Thursday, February 01, 2007
evening
posted by forrestrose @ 6:28 AM

every day I wake up
to the afternoon telling me
it's just too late to move

I'd wake up to the morning light
but I cannot stand to waste the night
I cannot take the feel of direction

under my shell
I'm soft and frail
over all this stone
is a place that should've been home
but I know it'll never come close
it'll never come close

every day I end up waiting
for the world to stop rotating
because I can't pick up the pieces all alone

(it'll never come close)

every day I try to stay on top
will I finish, will I even start
the lists are getting longer by the minute
(the day is getting shorter by the minute)

all the clutter's piled much too high (from floor to ceiling)
this room is a store of abandoned ties (the air is stifling)
(the air in this room is running dry)
you'd think I could resist the urge to fill it
(who thought I could remain here all alone)

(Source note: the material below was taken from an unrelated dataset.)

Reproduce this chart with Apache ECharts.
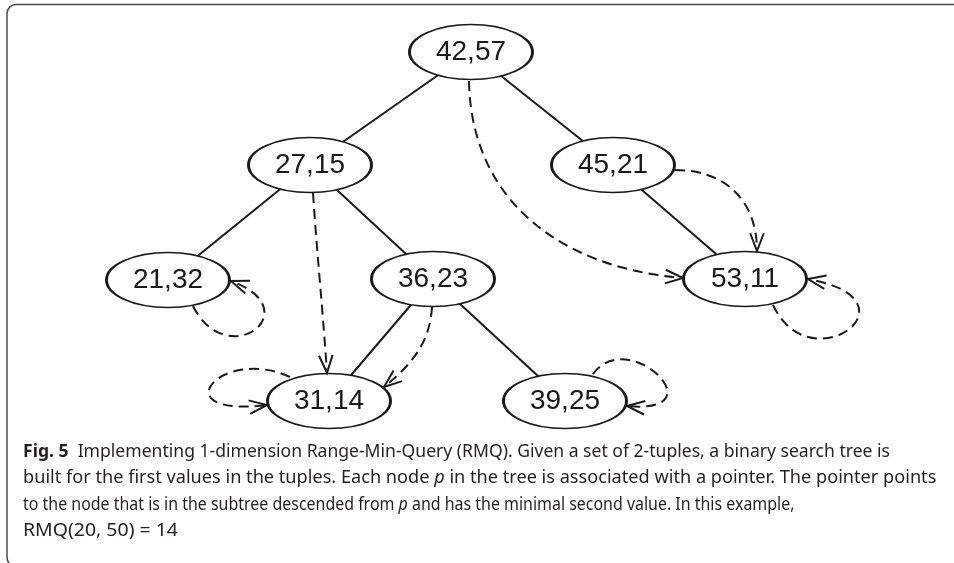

I thought I could remain all alone
(what do I know)
what if I don't
(don't go)
(what if I go)
I came close
but I know


I hate finishing songs and being completely incapable of recording them well. but I'm fighting with n-track right now to mix down the usual shit-version. I think I'm happy with it, but I'll probably come up with some complaints as I continue to listen to it. oh well.

6:47pm

I added some lines to the end (above), so now I get to mix it down again (joy). this song sort of changed its subject on me and I'm a little annoyed about it (I guess you can't avoid putting what you're feeling into a song). but whatever.

this was supposed to be a fun post, here, my abandoned ties:


by the way, the ending of this totally reminds me of stina nordenstam's "little star" every time I listen to it. which isn't really a bad thing because I love the song, but I'm not a big fan of ripping people off (even accidentally).